PUBLISHED: 10:13 23 January 2018 | UPDATED: 10:13 23 January 2018

Andy Cooper enjoys a fantastic dining experience in new surroundings for him at a familiar spot

It was a hotel restaurant with a Torquay postcode, it was an invitation to sample gourmet night and our waiter was from…Barcelona. Hard to credit and yet that was the scenario which greeted us at TQ9, the restaurant which sits at the back of well-known Totnes hotel The Royal Seven Stars.

Thankfully, there was nothing ‘Fawlty’ about our dining experience, enjoying as we did a splendid meal in stylish surroundings. And our waiter provided excellent service and was a strong advocate for the locally sourced menu too – so no need to reach for the soup spoon to hammer home any kind of ‘training’ message.

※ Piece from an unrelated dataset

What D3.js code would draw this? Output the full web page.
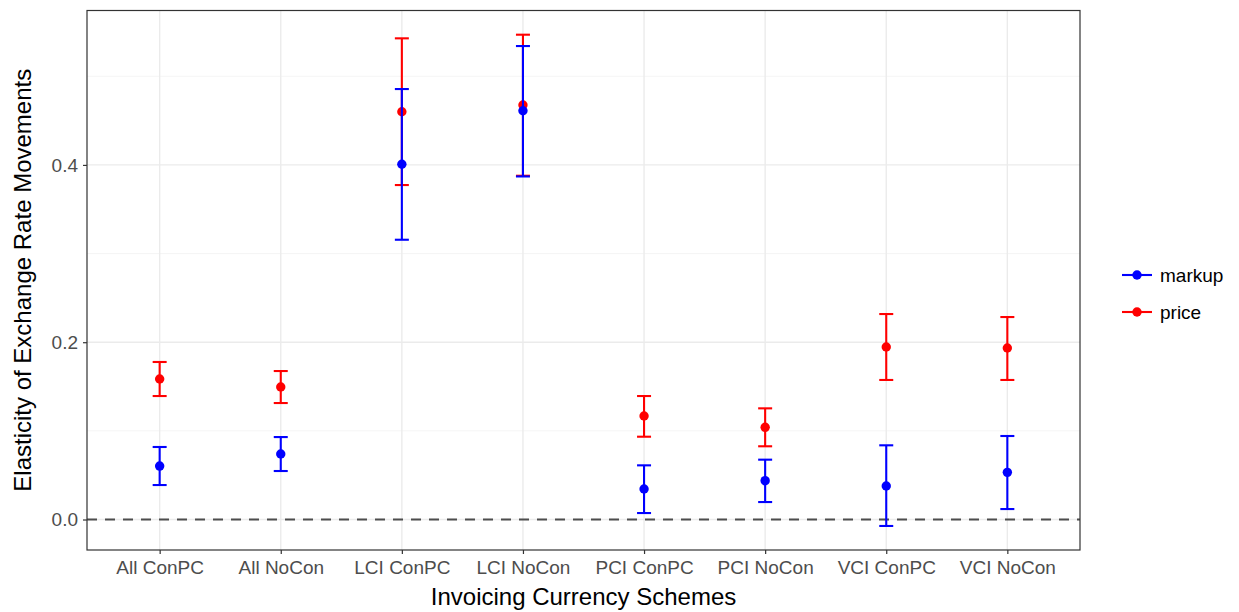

The TQ9 restaurant is situated in former stables at the rear of The Royal Seven Stars and is a classy and relaxed room in which to enjoy the full-on gourmet dining experience which head chef Dan Archer and his team provide.

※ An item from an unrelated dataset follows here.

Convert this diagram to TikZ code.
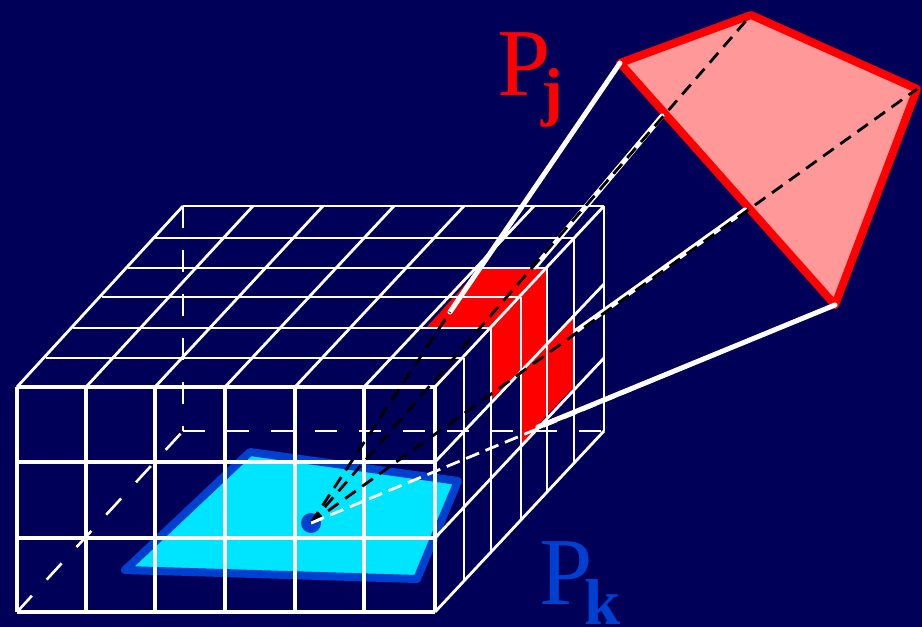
\documentclass[tikz,border=0pt]{standalone}
\usepackage{fontspec}
\usetikzlibrary{calc}
\setmainfont{Liberation Serif}
\definecolor{bgnavy}{RGB}{0,0,88}
\definecolor{patchblue}{RGB}{0,64,208}
\definecolor{patchcyan}{RGB}{0,229,255}
\definecolor{patchpink}{RGB}{255,153,153}
\tikzset{
  grid/.style={white,line width=2.8pt},
  hidden/.style={white,line width=2.6pt,dash pattern=on 22pt off 22pt},
  ray/.style={white,line width=5pt,line cap=round},
  bdash/.style={black,line width=2.8pt,dash pattern=on 13pt off 8pt},
  wdash/.style={white,line width=2.8pt,dash pattern=on 14pt off 7pt},
  bigtext/.style={inner sep=0pt,anchor=base west,font=\fontsize{96}{96}\selectfont},
  subtext/.style={inner sep=0pt,anchor=base west,font=\fontsize{65}{65}\selectfont\bfseries}
}
\begin{document}
\begin{tikzpicture}[x=1pt,y=-1pt]
\useasboundingbox (0,0) rectangle (922,627);
\clip (0,0) rectangle (922,627);
\fill[bgnavy] (0,0) rectangle (922,627);
% named points
\coordinate (O) at (311,523);
\coordinate (A) at (620,63);
\coordinate (B) at (751,15);
\coordinate (C) at (917,89);
\coordinate (D) at (835,305);
\coordinate (A1) at (450,312);
\coordinate (E) at (662,116);
\coordinate (E1) at (535,267);
\coordinate (F) at (745,210);
\coordinate (F1) at (576,331);
\coordinate (G1) at (538,427);
% cyan patch
\draw[patchblue,fill=patchcyan,line width=8pt,line join=round] (250,452)--(458,481)--(417,579)--(125,570)--cycle;
% red cell
\fill[red] (426,328)--(491,328)--(547,268)--(480,268)--cycle;
\fill[red] (491,328)--(521,297)--(521,370)--(491,400)--cycle;
\fill[red] (521,297)--(547,268)--(547,415)--(521,445)--cycle;
\fill[red] (547,344)--(574,316)--(574,387)--(547,415)--cycle;
% hidden edges
\draw[hidden] (183,206)--(183,431);
\draw[hidden] (17,612)--(183,431);
\draw[hidden] (183,431)--(604,431);
% front face
\foreach \x in {17,86,155,225,295,364,435} \draw[grid,line width=3.2pt] (\x,387)--(\x,612);
\foreach \y in {387,462,538,612} \draw[grid,line width=3.2pt] (17,\y)--(435,\y);
% top face
\foreach \y/\a/\b in {206/183/604,238/155/574,268/128/547,297/102/521,328/73/491,358/46/464}
  \draw[grid] (\a,\y)--(\b,\y);
\foreach \a/\b in {17/183,86/253,155/323,225/394,295/464,364/534,435/604}
  \draw[grid] (\a,387)--(\b,206);
% right face
\foreach \x/\t/\e in {464/358/581,491/328/552,521/297/520,547/268/492,574/238/463,604/206/431}
  \draw[grid] (\x,\t)--(\x,\e);
\draw[grid] (435,462)--(604,284);
\draw[grid] (435,538)--(604,358);
\draw[grid] (435,612)--(604,431);
% far polygon
\draw[red,fill=patchpink,line width=8pt,line join=round] (A)--(B)--(C)--(D)--cycle;
% solid rays
\draw[ray] (A)--(A1);
\draw[ray] (E)--(E1);
\draw[ray] (F)--(F1);
\draw[ray] (D)--(G1);
\fill[patchblue] (O) circle (10);
% dashed lines of sight
\draw[bdash] (O)--(A1);
\draw[bdash] (O)--(B);
\draw[bdash] (O)--(C);
\draw[wdash] (O)--(D);
\draw[black,line width=2.8pt] (O)--($(O)!12pt!(A)$);
\draw[black,line width=2.8pt] (O)--($(O)!12pt!(B)$);
\draw[white,line width=2.8pt] (O)--($(O)!12pt!(D)$);
% labels
\node[bigtext,text=red] (pj) at (497,95) {P};
\node[subtext,text=red] (j) at (541,113) {j};
\node[bigtext,text=patchblue] (pk) at (539,604) {P};
\node[subtext,text=patchblue] (k) at (584,624) {k};
\end{tikzpicture}
\end{document}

The hotel itself was busy, busy, busy out front when we arrived and it’s a great idea to separate out the more formal dining from the always popular bar area. I’ve used this bar at the place a lot for drinking and dining over the years but hadn’t, until now, ventured into the formal restaurant space.

To start I opted for port braised pork cheek, Jerusalem artichoke crisps and purée with crackling. The promised combination of tastes and textures had intrigued me and it didn’t disappoint…a lovely blend of the tender, flavoursome meat and its crunchy accompaniment. A cracking start.

My dining compadre went for the smoke-cured mackerel fillet as his opener, eagerly anticipating its partnering with ceviche, kohlrabi purée and charred orange segments. Reports from across the table suggested it was a winner, its sweet and savoury blend proving to have just the right mix.

Moving onto the mains this was no time for me to avoid my usual option of choosing fish, especially when the first course my eyes alighted on was pan-seared wild halibut fillet, cauliflower couscous, Romanesco cauliflower, pickled cockles, sea vegetables and herb oil.

It didn’t disappoint. Local sourcing is taken seriously at TQ9 and this flavoursome, simple fish was expertly complemented by the action taking place around it. Again, another triumph for textures on a plate…often overlooked by chefs as a factor in a successful combination for a dish, but not in this case.

The braised blade of South Devon beef was too difficult for my pal to resist, coming as it did with Duchess potato, caramelised onion purée, sautéed girolles, shaved black truffle and red wine jus. He was rapt at the tenderness of the beef and positively delighted with the taste sensations brought forth by the accompanying elements on his plate.

We were done after two courses to be frank so manfully avoided a suspiciously tempting looking dessert menu. I think I might have to detour my way back to TQ9 soon though to try it…and once enjoy again a fantastic dining experience in elegant surroundings.